In short: We will be saying a lot of goodbyes. I expect this to be hard for my husband and I, but we at least partially understand what we are in for. My daughters, on the other hand, are only 3 and 18 months, and knowing how to prepare them for becoming a foster family is more complicated. They are really smart girls. They love the people around them fiercely. But they don't have the capacity or the information needed to understand why we are doing what we are doing and why we will keep saying goodbye.
Every child deserves a safe home and family who loves them.
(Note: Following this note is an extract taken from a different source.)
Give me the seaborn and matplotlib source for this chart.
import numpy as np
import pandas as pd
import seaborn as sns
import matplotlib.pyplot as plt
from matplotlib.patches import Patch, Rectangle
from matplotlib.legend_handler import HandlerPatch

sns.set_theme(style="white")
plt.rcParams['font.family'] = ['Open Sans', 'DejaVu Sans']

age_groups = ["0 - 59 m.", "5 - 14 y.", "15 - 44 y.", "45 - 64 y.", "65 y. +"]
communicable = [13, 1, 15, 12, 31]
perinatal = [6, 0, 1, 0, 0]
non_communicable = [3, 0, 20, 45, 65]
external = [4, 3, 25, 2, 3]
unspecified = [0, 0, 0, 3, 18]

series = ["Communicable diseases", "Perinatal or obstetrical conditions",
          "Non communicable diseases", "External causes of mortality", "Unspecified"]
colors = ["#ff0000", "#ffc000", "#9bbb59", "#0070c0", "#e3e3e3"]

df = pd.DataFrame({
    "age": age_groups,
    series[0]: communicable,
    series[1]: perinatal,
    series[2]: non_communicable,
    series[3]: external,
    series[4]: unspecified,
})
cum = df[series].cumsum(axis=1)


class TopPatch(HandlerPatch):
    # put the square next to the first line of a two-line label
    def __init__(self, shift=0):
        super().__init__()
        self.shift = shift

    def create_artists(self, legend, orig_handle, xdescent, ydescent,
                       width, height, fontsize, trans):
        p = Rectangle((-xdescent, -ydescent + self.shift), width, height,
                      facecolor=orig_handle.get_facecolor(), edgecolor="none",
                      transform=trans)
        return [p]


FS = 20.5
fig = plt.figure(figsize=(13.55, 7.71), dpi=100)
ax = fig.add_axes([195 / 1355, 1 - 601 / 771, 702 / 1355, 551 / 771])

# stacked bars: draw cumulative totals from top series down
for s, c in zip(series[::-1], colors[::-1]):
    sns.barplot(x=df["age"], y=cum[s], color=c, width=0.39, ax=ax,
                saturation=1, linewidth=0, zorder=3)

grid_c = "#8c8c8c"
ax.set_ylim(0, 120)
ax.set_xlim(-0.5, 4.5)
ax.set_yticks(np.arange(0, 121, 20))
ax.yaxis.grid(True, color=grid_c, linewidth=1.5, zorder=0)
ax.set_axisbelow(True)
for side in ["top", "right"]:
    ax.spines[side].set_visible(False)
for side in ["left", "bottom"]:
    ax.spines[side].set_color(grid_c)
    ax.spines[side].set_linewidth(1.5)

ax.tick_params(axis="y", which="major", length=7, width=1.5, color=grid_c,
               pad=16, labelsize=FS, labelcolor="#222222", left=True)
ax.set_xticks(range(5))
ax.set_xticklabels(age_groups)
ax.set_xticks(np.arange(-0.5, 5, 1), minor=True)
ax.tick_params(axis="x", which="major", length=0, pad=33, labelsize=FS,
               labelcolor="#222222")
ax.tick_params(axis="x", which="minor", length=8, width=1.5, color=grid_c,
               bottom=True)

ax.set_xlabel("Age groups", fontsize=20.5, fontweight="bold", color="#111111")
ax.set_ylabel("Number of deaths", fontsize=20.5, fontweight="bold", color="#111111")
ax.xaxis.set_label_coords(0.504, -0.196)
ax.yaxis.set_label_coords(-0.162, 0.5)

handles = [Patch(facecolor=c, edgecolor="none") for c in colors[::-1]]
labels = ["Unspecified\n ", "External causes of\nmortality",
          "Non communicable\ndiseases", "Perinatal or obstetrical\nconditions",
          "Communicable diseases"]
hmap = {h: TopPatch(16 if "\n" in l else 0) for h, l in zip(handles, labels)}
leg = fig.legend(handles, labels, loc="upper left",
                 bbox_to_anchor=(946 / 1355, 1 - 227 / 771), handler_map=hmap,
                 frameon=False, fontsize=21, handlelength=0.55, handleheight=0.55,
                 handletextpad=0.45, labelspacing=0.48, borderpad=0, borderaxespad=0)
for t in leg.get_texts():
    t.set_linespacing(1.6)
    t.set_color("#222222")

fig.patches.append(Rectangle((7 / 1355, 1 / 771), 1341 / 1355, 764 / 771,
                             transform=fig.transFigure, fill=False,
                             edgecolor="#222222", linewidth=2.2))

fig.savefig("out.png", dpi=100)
Since this has been on my mind an awful lot, we have asked our licensing agents and the experienced foster parents we know a lot of questions. We've even consulted Google multiple times. Everyone has given us the exact same, fairly ambiguous, advice: Just talk about it a lot.
And that is what we are doing. Several times a week, mostly with my older daughter, we address what the future holds in some fashion. Here is what that looks like for our family:
We have a room set up and ready for any children who join our family. When I catch them jumping on the bed or when my oldest wants to nap in that room, I talked to her about why the bed is there. I ask her how she feels about having another kid in our home.
We talk about what healthy families look like. We point out how wonderful it is that God gave her a mommy and daddy who are able to love her and keep her safe—how every child deserves a safe place to live and a family who loves them.
We will never share private information with them about the children in our care, but we will be as honest with them as possible about why they are in our home. We will talk about how not all moms and dads know how to keep their babies safe, so we are letting those babies come stay with us since our home is safe.
One thing we really focus on is how each placement is temporary. We don't know how long each child will be on our home, but when we talk with our girls about our future as a foster family, we always use words like "for a little while" or "until their family is ready to take care of them again." Even though my husband and I know adoption may become an option with certain children, we have decided not to share that with our girls until it is a sure thing.
We are talking a lot about how important they are in making each child feel welcome in our home. We discuss with our older daughter if there are certain toys she thinks they will like and if they would want a soft blanket like the one she sleeps with each night. We ask if she wants to be the one to show them where to keep their toothbrush or teach them how to turn on the TV.
Mostly, we will be moving forward carefully. We will make each decision slowly, taking into consideration how that choice could affect our girls. And if things get tough, and I am sure they will, we will remember back to why we decided we wanted to become a foster family in the first place. We will remind ourselves, just like we tell our girls, how every child deserves a safe home and family who loves them.